«Monumento a Goya», Mariano Benlliure, 1902. Fragmento de una foto de ©Antonello Dellanotte. Fuente: www.benlliure2022.com
Prólogo
La presencia de Goya me ha perseguido desde que me instalé en Burdeos. El azar quiso que me cruzara todos los días con su imponente estatua de bronce cuando vivía cerca del Jardin Public. Alquilé una buhardilla en un edificio situado en Cours de Verdun, a escasos pasos de este parque tan elegante, de aire británico. Recuerdo que entonces estaba terminando mi tesis y después de largas horas sentada frente a mi ordenador iba cada tarde a dar una o dos vueltas por el camino más largo que circunvala el interior del Jardin Public. Me emocionaba encontrarme con la escultura de este genial compatriota, que figuraba ya entre mis pintores favoritos. Veía a Goya nada más pasar por el majestuoso portalón de entrada al parque. Allí estaba. De pie, solemne. Vestido con un largo abrigo que le llegaba casi hasta los pies y con su sombrero de copa en la mano. Me saludaba, yo le saludaba. Era mi ritual cotidiano.

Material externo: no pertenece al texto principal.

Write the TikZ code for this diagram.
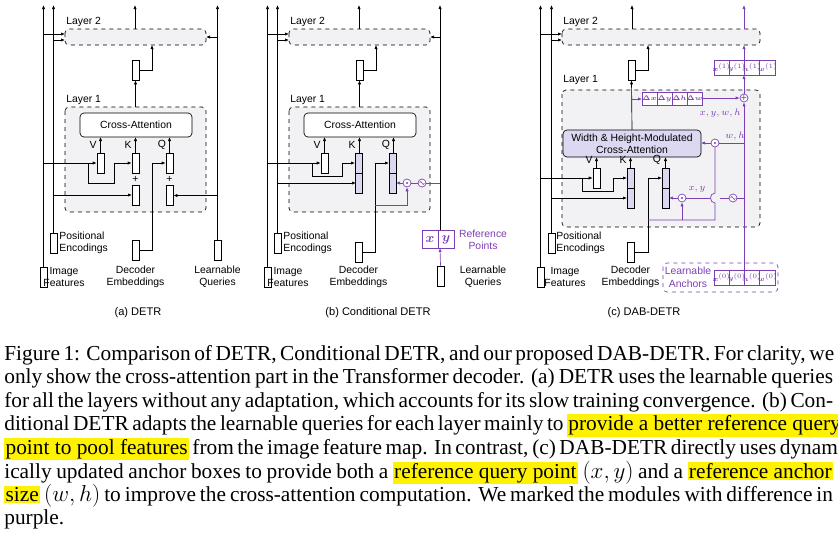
\documentclass[tikz,border=0pt]{standalone}
\usepackage{fontspec}
\usepackage{bm}
\setmainfont{Liberation Serif}
\newfontfamily\sff{Liberation Sans}
\usetikzlibrary{arrows.meta}
\definecolor{pur}{HTML}{7B3FB5}
\definecolor{lpur}{HTML}{DDD8F2}
\definecolor{lgray}{HTML}{F2F2F4}
\newcommand\capline[2]{\node[anchor=west,inner sep=0] at (4,#1) {\makebox[621.5pt][s]{#2}};}
\newcommand\hlt[1]{{\setlength\fboxsep{1pt}\colorbox{yellow}{#1}}}
\begin{document}
\begin{tikzpicture}[x=0.75pt,y=-0.75pt,
 ar/.style={-{Latex[length=3pt,width=2.4pt]}},
 bx/.style={draw,fill=white,line width=0.5pt,inner sep=0,minimum width=5.25pt,minimum height=15pt},
 tbx/.style={draw,fill=lpur,line width=0.5pt,inner sep=0,minimum width=5.25pt,minimum height=30pt},
 lay/.style={draw,dashed,rounded corners=3pt,fill=lgray,line width=0.5pt},
 lbl/.style={font=\sff\fontsize{7.8}{9.2}\selectfont,align=center,inner sep=0},
 circ/.style={draw=pur,circle,fill=white,inner sep=0,minimum size=6pt,line width=0.5pt},
 ml/.style={font=\fontsize{7.5}{8}\selectfont,text=pur,inner sep=0},
 cl/.style={font=\fontsize{5}{6}\selectfont,text=pur,inner sep=0},
 line width=0.5pt]
\useasboundingbox (0,0) rectangle (838,539);
% ---------- common parts of (a) and (b)
\foreach \s/\py in {0/195,224/183}{
\begin{scope}[xshift=\s*0.75pt]
\draw[lay] (65,29) rectangle (206,45); \node[lbl,anchor=south west] at (66,27) {Layer 2};
\draw[lay] (65,107) rectangle (206,212); \node[lbl,anchor=south west] at (66,105) {Layer 1};
\node[bx] (ifb) at (43.5,277) {};
\node[bx] (peb) at (53.5,243) {};
\draw[ar] (ifb.north) -- (43.5,5); \draw[ar] (peb.north) -- (53.5,5);
\draw[ar] (43.5,34) -- (65,34); \draw[ar] (53.5,40) -- (65,40);
\draw[ar] (135,29) -- (135,5);
\node[bx] (sb) at (135.5,70) {};
\draw[ar] (135.5,107) -- (sb.south); \draw[ar] (sb.east) -- (152,70) -- (152,45);
\draw[rounded corners=3pt,fill=white] (80,113) rectangle (192,137);
\node[lbl] at (136,125) {Cross-Attention};
\node[bx] (vb) at (100.5,163) {};
\node[lbl] at (93,145) {V}; \node[lbl] at (128,145) {K}; \node[lbl] at (162,145) {Q};
\draw[ar] (vb.north) -- (100.5,137);
\draw[ar] (135.5,153) -- (135.5,137); \draw[ar] (169.5,153) -- (169.5,137);
\draw[ar] (43.5,163) -- (vb.west);
\draw[ar] (53.5,\py) -- (132,\py);
\node[lbl,align=left,anchor=west] at (59,243) {Positional\\Encodings};
\node[lbl] at (64,277) {Image\\Features};
\end{scope}}
% ---------- (a)
\node[bx] (ka) at (135.5,163) {}; \node[bx] (qa) at (169.5,163) {};
\node[bx] (ka2) at (135.5,195.5) {}; \node[bx] (qa2) at (169.5,195.5) {};
\node[lbl] at (135.5,179) {+}; \node[lbl] at (169.5,179) {+};
\draw[ar] (88,163) -- (88,183) -- (114,183) -- (114,163) -- (ka.west);
\node[bx] (dea) at (135.5,250) {};
\draw[ar] (dea.east) -- (152,250) -- (152,163) -- (qa.west);
\node[bx] (lqa) at (217.5,250) {};
\draw[ar] (lqa.north) -- (217.5,5); \draw[ar] (217.5,37) -- (206,37);
\draw[ar] (217.5,195.5) -- (qa2.east);
\node[lbl] at (135.5,277) {Decoder\\Embeddings};
\node[lbl] at (217.5,277) {Learnable\\Queries};
\node[lbl,font=\sff\fontsize{8.3}{9}\selectfont] at (138,313) {(a) DETR};
% ---------- (b)
\node[tbx] (kb) at (358.5,173) {}; \draw (355,173) -- (362,173);
\node[tbx] (qb) at (392.5,173) {}; \draw (389,173) -- (396,173);
\draw[ar] (312,163) -- (312,176) -- (342,176) -- (342,163) -- (355,163);
\node[bx] (deb) at (358.5,252) {};
\draw[ar] (deb.east) -- (375,252) -- (375,163) -- (389,163);
\node[circ] (odb) at (407,183) {}; \fill[pur] (odb) circle (0.9pt);
\node[circ] (snb) at (422,183) {};
\draw[pur,line width=0.4pt] (419.5,183) sin (420.75,181.5) cos (422,183) sin (423.25,184.5) cos (424.5,183);
\draw[pur,ar] (375,205) -- (407,205) -- (odb.south);
\draw[pur] (440,183) -- (snb.east); \draw[pur] (snb.west) -- (odb.east);
\draw[pur,ar] (odb.west) -- (396,183);
\node[bx] (lqb) at (440.5,276) {};
\draw[pur] (422,230) rectangle (454,248); \draw[pur] (438,230) -- (438,248);
\node[ml,font=\fontsize{10}{10}\selectfont] at (430,239.5) {$\bm{x}$};
\node[ml,font=\fontsize{10}{10}\selectfont] at (446,239.5) {$\bm{y}$};
\draw[pur,ar] (lqb.north) -- (440,248);
\draw[ar] (440,230) -- (440,5); \draw[ar] (440,37) -- (430,37);
\node[lbl,text=pur] at (483,240) {Reference\\Points};
\node[lbl] at (358.5,277) {Decoder\\Embeddings};
\node[lbl] at (483,277) {Learnable\\Queries};
\node[lbl,font=\sff\fontsize{8.3}{9}\selectfont] at (378,313) {(b) Conditional DETR};
% ---------- (c)
\draw[lay] (562,29) rectangle (760,45); \node[lbl,anchor=south west] at (563,27) {Layer 2};
\draw[lay] (562,90) rectangle (760,227); \node[lbl,anchor=south west] at (563,85) {Layer 1};
\node[bx] (ifc) at (540.5,277) {}; \node[bx] (pec) at (551.5,243) {};
\draw[ar] (ifc.north) -- (540.5,5); \draw[ar] (pec.north) -- (551.5,5);
\draw[ar] (540.5,34) -- (562,34); \draw[ar] (551.5,40) -- (562,40);
\draw[ar] (632,29) -- (632,5);
\node[bx] (sbc) at (631.5,70) {};
\draw[ar] (632,130) -- (sbc.south); \draw[ar] (sbc.east) -- (648,70) -- (648,45);
\draw[rounded corners=3pt,fill=lpur] (563,130) rectangle (701,157);
\node[lbl] at (632,143.5) {Width \& Height-Modulated\\Cross-Attention};
\node[bx] (vc) at (596.5,178) {};
\node[tbx] (kc) at (630.5,188) {}; \draw (627,188) -- (634,188);
\node[tbx] (qc) at (665.5,188) {}; \draw (662,188) -- (669,188);
\node[lbl] at (589,160) {V}; \node[lbl] at (623,160) {K}; \node[lbl] at (657,160) {Q};
\draw[ar] (vc.north) -- (596.5,157); \draw[ar] (kc.north) -- (630.5,157); \draw[ar] (qc.north) -- (665.5,157);
\draw[ar] (540.5,178) -- (vc.west);
\draw[ar] (582,178) -- (582,191) -- (613,191) -- (613,178) -- (627,178);
\draw[ar] (551.5,198) -- (627,198);
\node[bx] (dec) at (630.5,252) {};
\draw[ar] (dec.east) -- (648,252) -- (648,178) -- (662,178);
% purple part (c)
\node[circ] (plc) at (744,98) {}; \node[lbl,text=pur] at (744,98.3) {+};
\node[circ] (od1) at (715,143) {}; \fill[pur] (od1) circle (0.9pt);
\node[circ] (od2) at (682,198) {}; \fill[pur] (od2) circle (0.9pt);
\node[circ] (snc) at (733,198) {};
\draw[pur,line width=0.4pt] (730.5,198) sin (731.75,196.5) cos (733,198) sin (734.25,199.5) cos (735.5,198);
\draw[pur,ar] (632,99) -- (642,99);
\foreach \i in {0,1,2,3}{
 \draw[pur,fill=white] (642+15*\i,92) rectangle (657+15*\i,105);
 \draw[pur,fill=white] (714+15.25*\i,60) rectangle (729.25+15.25*\i,75);
 \draw[pur,fill=white] (714+15.25*\i,270) rectangle (729.25+15.25*\i,285);}
\node[cl] at (649.5,98.5) {$\bm{\Delta x}$}; \node[cl] at (664.5,98.5) {$\bm{\Delta y}$};
\node[cl] at (679.5,98.5) {$\bm{\Delta h}$}; \node[cl] at (694.5,98.5) {$\bm{\Delta w}$};
\node[cl] at (721.6,67.5) {$\bm{x}^{(1)}$}; \node[cl] at (736.9,67.5) {$\bm{y}^{(1)}$};
\node[cl] at (752.1,67.5) {$\bm{h}^{(1)}$}; \node[cl] at (767.4,67.5) {$\bm{w}^{(1)}$};
\node[cl] at (721.6,277.5) {$\bm{x}^{(0)}$}; \node[cl] at (736.9,277.5) {$\bm{y}^{(0)}$};
\node[cl] at (752.1,277.5) {$\bm{h}^{(0)}$}; \node[cl] at (767.4,277.5) {$\bm{w}^{(0)}$};
\draw[pur,ar] (702,98) -- (plc.west);
\draw[pur,ar] (744,270) -- (plc.south);
\draw[pur,ar] (plc.north) -- (744,75);
\draw[pur,ar] (744,60) -- (744,45); \draw[pur,ar] (744,29) -- (744,5);
\node[ml,anchor=east] at (741,113) {$x, y, w, h$};
\draw[pur] (744,143) -- (od1.east); \draw[pur,ar] (od1.west) -- (701,143);
\node[ml] at (735,136) {$w, h$};
\draw[pur] (744,198) -- (snc.east); \draw[pur] (snc.west) -- (720,198);
\draw[pur] (710,198) -- (od2.east); \draw[pur,ar] (od2.west) -- (669,198);
\draw[pur] (od1.south) -- (715,193) .. controls (709,193) and (709,203) .. (715,203) -- (715,220) -- (648,220);
\draw[pur,ar] (682,220) -- (od2.south);
\node[ml] at (697,189) {$x, y$};
\draw[pur,dashed,rounded corners=3pt] (663,263) rectangle (778,292);
\node[lbl,text=pur,font=\sff\fontsize{7.8}{9.5}\selectfont] at (688,277.5) {Learnable\\Anchors};
\node[lbl,align=left,anchor=west] at (556,243) {Positional\\Encodings};
\node[lbl] at (565,277) {Image\\Features};
\node[lbl] at (630.5,277) {Decoder\\Embeddings};
\node[lbl,font=\sff\fontsize{8.3}{9}\selectfont] at (644,313) {(c) DAB-DETR};
% ---------- caption
\begin{scope}[font=\fontsize{16}{18}\selectfont]
\capline{355}{Figure 1: Comparison of DETR, Conditional DETR, and our proposed DAB-DETR. For clarity, we}
\capline{378.5}{only show the cross-attention part in the Transformer decoder. (a) DETR uses the learnable queries}
\capline{402}{for all the layers without any adaptation, which accounts for its slow training convergence. (b) Con-}
\capline{425.5}{ditional DETR adapts the learnable queries for each layer mainly to \hlt{provide a better reference query}}
\capline{449}{\hlt{point to pool features} from the image feature map. In contrast, (c) DAB-DETR directly uses dynam-}
\capline{472.5}{ically updated anchor boxes to provide both a \hlt{reference query point} $(x,y)$ and a \hlt{reference anchor}}
\capline{496}{\hlt{size} $(w,h)$ to improve the cross-attention computation. We marked the modules with difference in}
\node[anchor=west,inner sep=0] at (4,519.5) {purple.};
\end{scope}
\end{tikzpicture}
\end{document}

Aquella época de encierro estudioso me llevó a dar otros paseos por la ciudad. Algunos terminaban en la visita de la iglesia de Notre-Dame, donde se celebró el funeral de Goya. Es la parroquia más española de Burdeos, por su estilo barroco, repleta de capillas con santos y vírgenes. Me hacía sentir en una iglesia de mi país. Pensar que el artista también estuvo aquí me acompañaba.